Buying the right amount of fabric is one of the most critical skills in sewing. Too little means extra trips to the store hoping the dye lot still matches -- often an impossible task once a bolt has been sold. Too much means overspending your project budget. Accurate yardage calculation requires understanding project dimensions, fabric width, seam allowances, and for patterned fabrics, the additional waste from pattern matching across panels.

Fabric Width: The Foundation of Yardage Calculation

Fabric is sold by the yard or meter in standard widths: 44-45 inches for most quilting cottons and dress-weight fabrics, 54-60 inches for home decorator fabrics and some dress fabrics, and 72 inches for fleece and specialty fabrics. Wider fabric means more pieces per running yard, reducing total yardage needed. Always verify the width on the bolt or product listing before calculating. The same project in 44-inch fabric can need 30-50% more yardage than in 60-inch fabric.

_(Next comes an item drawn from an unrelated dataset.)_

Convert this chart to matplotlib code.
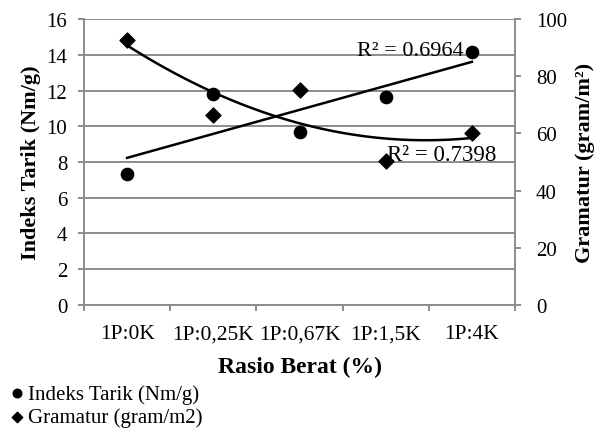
import numpy as np
import matplotlib
matplotlib.use("Agg")
import matplotlib.pyplot as plt

plt.rcParams["font.family"] = ["Liberation Serif", "DejaVu Serif"]

# ── Data ───────────────────────────────────────────────────────────────────────
categories = ["1P:0K", "1P:0,25K", "1P:0,67K", "1P:1,5K", "1P:4K"]
indeks_tarik = [7.35, 11.78, 9.70, 11.61, 14.15]      # Nm/g, left axis
gramatur = [92.8, 66.4, 75.3, 50.5, 60.3]             # gram/m2, right axis
r2_tarik = "R² = 0.6964"
r2_gramatur = "R² = 0.7398"

x = np.arange(len(categories))
grid_col = "#8c8c8c"

fig = plt.figure(figsize=(6.12, 4.35), dpi=100)
ax = fig.add_axes([0.1373, 0.2966, 0.7042, 0.6574])
ax2 = ax.twinx()

# ── Left axis: Indeks Tarik ────────────────────────────────────────────────────
ax.set_xlim(-0.5, len(categories) - 0.5)
ax.set_ylim(0, 16)
ax.set_yticks(np.arange(0, 17, 2))
ax.grid(axis="y", color=grid_col, linewidth=1.4)
ax.set_axisbelow(True)

ax.set_xticks(np.arange(-0.5, len(categories), 1.0))
ax.set_xticklabels([])
ax.set_xticks(x, minor=True)
ax.set_xticklabels(categories, minor=True, fontsize=15.5)
ax.tick_params(axis="x", which="minor", length=0, pad=14)
ax.tick_params(axis="x", which="major", length=4, width=1.4, color=grid_col)
ax.tick_params(axis="y", length=4, width=1.4, color=grid_col, labelsize=15, pad=8)

for s in ["top", "right"]:
    ax.spines[s].set_visible(False)
for s in ["left", "bottom"]:
    ax.spines[s].set_color(grid_col)
    ax.spines[s].set_linewidth(1.4)

ax.scatter(x, indeks_tarik, marker="o", s=78, color="black", zorder=4,
           label="Indeks Tarik (Nm/g)")
p1 = np.polyfit(x, indeks_tarik, 1)
ax.plot(x, np.polyval(p1, x), color="black", linewidth=1.8, zorder=3)

ax.set_ylabel("Indeks Tarik (Nm/g)", fontsize=16, fontweight="bold", labelpad=4)
ax.set_xlabel("Rasio Berat (%)", fontsize=17, fontweight="bold", labelpad=9)

# ── Right axis: Gramatur ───────────────────────────────────────────────────────
ax2.set_ylim(0, 100)
ax2.set_yticks(np.arange(0, 101, 20))
ax2.tick_params(axis="y", length=4, width=1.4, color=grid_col, labelsize=15, pad=11)
for s in ["top", "left", "bottom"]:
    ax2.spines[s].set_visible(False)
ax2.spines["right"].set_color(grid_col)
ax2.spines["right"].set_linewidth(1.4)

ax2.scatter(x, gramatur, marker="D", s=58, color="black", zorder=4,
            label="Gramatur (gram/m2)")
p2 = np.polyfit(x, gramatur, 2)
xs = np.linspace(x[0], x[-1], 100)
ax2.plot(xs, np.polyval(p2, xs), color="black", linewidth=1.8, zorder=3)

ax2.set_ylabel("Gramatur (gram/m²)", fontsize=16, fontweight="bold", labelpad=6)

# ── R² labels ──────────────────────────────────────────────────────────────────
ax.text(3.9, 14.25, r2_tarik, fontsize=16, ha="right", va="center")
ax.text(3.02, 8.4, r2_gramatur, fontsize=16.5, ha="left", va="center")

# ── Legend below the chart ─────────────────────────────────────────────────────
h1, l1 = ax.get_legend_handles_labels()
h2, l2 = ax2.get_legend_handles_labels()
fig.legend(h1 + h2, l1 + l2, loc="upper left", bbox_to_anchor=(0.0, 0.141),
           frameon=False, fontsize=15, handlelength=0.5, handletextpad=0.3,
           markerscale=0.7, labelspacing=0.18, borderaxespad=0.15)

fig.savefig("out.png", dpi=100)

Understanding Pattern Repeat and Matching

Plain and solid fabrics are the most fabric-efficient. Fabric with a print repeat requires buying extra to allow for alignment between panels. A 12-inch repeat means each piece you cut must start at the same point in the pattern, potentially wasting up to 11.9 inches per piece. Large-scale prints with repeats of 8 inches or more can add a significant amount to your total yardage, especially on projects with many pattern pieces.

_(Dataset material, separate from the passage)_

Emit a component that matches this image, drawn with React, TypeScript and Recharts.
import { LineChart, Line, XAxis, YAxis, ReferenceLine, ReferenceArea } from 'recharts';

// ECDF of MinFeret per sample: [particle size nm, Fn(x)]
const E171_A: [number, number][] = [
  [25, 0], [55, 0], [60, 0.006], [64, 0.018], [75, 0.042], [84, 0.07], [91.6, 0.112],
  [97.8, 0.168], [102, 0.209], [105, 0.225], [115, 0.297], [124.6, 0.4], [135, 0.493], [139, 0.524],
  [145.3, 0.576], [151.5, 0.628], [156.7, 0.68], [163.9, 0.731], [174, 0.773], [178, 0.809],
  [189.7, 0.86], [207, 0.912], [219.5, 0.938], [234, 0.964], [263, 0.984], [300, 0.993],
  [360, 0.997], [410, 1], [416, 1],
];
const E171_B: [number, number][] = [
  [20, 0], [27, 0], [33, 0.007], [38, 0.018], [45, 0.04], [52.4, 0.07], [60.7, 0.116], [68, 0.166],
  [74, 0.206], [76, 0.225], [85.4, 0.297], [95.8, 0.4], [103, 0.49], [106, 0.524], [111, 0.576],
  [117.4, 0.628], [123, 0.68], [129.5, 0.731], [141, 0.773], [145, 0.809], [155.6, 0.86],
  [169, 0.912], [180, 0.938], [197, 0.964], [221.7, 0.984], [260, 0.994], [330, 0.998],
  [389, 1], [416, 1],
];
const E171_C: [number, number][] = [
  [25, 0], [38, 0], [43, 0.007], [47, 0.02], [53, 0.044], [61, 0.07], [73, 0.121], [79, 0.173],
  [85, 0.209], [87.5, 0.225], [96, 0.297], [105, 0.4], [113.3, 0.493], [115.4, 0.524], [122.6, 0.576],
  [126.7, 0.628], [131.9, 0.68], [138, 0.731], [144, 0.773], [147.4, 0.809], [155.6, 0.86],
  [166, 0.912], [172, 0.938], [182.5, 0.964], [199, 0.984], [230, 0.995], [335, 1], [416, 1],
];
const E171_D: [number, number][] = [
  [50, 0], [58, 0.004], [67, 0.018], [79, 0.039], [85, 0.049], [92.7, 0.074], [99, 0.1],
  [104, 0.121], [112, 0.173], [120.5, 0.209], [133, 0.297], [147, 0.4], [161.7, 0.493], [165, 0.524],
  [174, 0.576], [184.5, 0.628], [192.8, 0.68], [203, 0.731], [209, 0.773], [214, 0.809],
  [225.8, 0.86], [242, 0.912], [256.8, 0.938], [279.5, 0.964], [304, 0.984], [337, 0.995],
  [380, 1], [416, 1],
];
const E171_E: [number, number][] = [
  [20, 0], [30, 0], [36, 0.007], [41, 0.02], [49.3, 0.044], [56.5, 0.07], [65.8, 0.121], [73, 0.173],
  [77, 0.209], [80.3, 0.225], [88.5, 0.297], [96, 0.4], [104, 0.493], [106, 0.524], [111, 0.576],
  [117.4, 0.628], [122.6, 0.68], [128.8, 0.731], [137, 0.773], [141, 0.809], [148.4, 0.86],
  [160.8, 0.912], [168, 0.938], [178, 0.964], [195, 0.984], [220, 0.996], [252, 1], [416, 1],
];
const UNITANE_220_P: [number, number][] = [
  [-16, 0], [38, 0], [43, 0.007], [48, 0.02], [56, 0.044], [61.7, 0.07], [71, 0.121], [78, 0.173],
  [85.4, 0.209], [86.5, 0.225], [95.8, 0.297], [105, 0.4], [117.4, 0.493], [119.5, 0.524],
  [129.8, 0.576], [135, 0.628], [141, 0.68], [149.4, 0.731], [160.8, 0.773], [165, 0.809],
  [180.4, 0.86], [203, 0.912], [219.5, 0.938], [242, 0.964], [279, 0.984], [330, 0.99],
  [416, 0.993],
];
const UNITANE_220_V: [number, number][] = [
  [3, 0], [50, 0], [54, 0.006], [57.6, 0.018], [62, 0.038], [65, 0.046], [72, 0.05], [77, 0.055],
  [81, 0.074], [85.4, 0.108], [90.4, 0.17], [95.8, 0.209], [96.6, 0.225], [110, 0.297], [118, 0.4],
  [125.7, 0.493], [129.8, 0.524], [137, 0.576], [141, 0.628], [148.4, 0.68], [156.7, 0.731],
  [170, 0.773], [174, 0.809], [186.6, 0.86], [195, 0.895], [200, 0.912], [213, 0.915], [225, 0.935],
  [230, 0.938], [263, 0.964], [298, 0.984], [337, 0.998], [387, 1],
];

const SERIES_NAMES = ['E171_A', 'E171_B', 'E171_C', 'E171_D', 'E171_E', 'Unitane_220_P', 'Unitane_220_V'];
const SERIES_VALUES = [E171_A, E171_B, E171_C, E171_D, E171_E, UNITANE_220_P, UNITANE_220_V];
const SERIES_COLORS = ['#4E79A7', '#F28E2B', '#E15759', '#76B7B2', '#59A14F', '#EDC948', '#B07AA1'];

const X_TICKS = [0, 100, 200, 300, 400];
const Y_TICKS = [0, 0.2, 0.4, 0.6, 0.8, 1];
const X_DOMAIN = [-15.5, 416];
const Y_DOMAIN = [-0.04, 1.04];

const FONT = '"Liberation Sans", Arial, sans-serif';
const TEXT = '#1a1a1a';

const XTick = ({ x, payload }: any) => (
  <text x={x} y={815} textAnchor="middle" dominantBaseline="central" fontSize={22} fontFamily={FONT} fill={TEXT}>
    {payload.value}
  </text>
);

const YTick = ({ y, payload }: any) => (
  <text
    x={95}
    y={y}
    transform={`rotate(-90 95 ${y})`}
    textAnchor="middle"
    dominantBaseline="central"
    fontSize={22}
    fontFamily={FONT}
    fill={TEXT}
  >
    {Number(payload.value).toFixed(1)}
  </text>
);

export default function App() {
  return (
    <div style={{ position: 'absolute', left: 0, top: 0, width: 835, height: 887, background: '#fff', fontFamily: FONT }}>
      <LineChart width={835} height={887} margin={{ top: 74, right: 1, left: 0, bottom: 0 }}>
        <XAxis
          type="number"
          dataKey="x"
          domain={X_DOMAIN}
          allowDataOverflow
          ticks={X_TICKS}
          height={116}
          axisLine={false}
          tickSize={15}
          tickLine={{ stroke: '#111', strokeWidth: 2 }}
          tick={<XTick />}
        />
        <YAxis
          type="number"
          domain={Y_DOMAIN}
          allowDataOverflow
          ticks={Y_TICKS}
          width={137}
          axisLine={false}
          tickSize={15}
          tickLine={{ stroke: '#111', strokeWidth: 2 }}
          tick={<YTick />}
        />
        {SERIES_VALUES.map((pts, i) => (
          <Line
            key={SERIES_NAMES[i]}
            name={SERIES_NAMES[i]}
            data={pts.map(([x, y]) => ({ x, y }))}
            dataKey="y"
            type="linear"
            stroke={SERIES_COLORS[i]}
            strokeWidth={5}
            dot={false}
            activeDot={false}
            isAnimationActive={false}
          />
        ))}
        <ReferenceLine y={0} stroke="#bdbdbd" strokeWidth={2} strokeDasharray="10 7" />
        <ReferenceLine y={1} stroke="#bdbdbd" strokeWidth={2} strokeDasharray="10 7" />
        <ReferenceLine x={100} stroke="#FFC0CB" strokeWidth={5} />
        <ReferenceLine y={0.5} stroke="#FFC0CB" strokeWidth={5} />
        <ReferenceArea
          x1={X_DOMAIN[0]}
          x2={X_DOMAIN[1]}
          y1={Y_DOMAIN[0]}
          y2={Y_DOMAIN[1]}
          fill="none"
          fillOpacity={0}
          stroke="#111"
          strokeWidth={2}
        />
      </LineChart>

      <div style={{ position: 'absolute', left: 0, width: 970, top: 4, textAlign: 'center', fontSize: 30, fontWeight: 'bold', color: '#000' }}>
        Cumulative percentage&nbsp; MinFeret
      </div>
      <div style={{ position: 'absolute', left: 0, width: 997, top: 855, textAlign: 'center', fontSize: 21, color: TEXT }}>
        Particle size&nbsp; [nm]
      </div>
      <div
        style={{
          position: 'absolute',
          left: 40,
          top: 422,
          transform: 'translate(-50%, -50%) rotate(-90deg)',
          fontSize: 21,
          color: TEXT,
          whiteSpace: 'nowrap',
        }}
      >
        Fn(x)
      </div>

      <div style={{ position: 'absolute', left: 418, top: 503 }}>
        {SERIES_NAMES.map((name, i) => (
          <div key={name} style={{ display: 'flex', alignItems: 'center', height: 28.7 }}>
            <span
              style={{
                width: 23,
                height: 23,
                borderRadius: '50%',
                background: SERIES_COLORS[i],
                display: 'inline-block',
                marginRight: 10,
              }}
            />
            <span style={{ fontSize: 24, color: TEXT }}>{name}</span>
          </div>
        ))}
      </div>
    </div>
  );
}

The 10% Waste Factor and Pre-Washing

Professional sewers always add a waste factor to calculations. Even on simple projects, cutting produces scraps, and occasionally a cut goes slightly off-grain. Standard recommendation: 10% extra for simple projects, 15-20% for patterned fabric, and up to 30% for large pattern repeats. Additionally, natural fiber fabrics (cotton, linen, wool) shrink 3-5% when first washed -- always pre-wash and dry fabric before cutting if the finished item will be laundered, and purchase 5-10% extra to account for that initial shrinkage.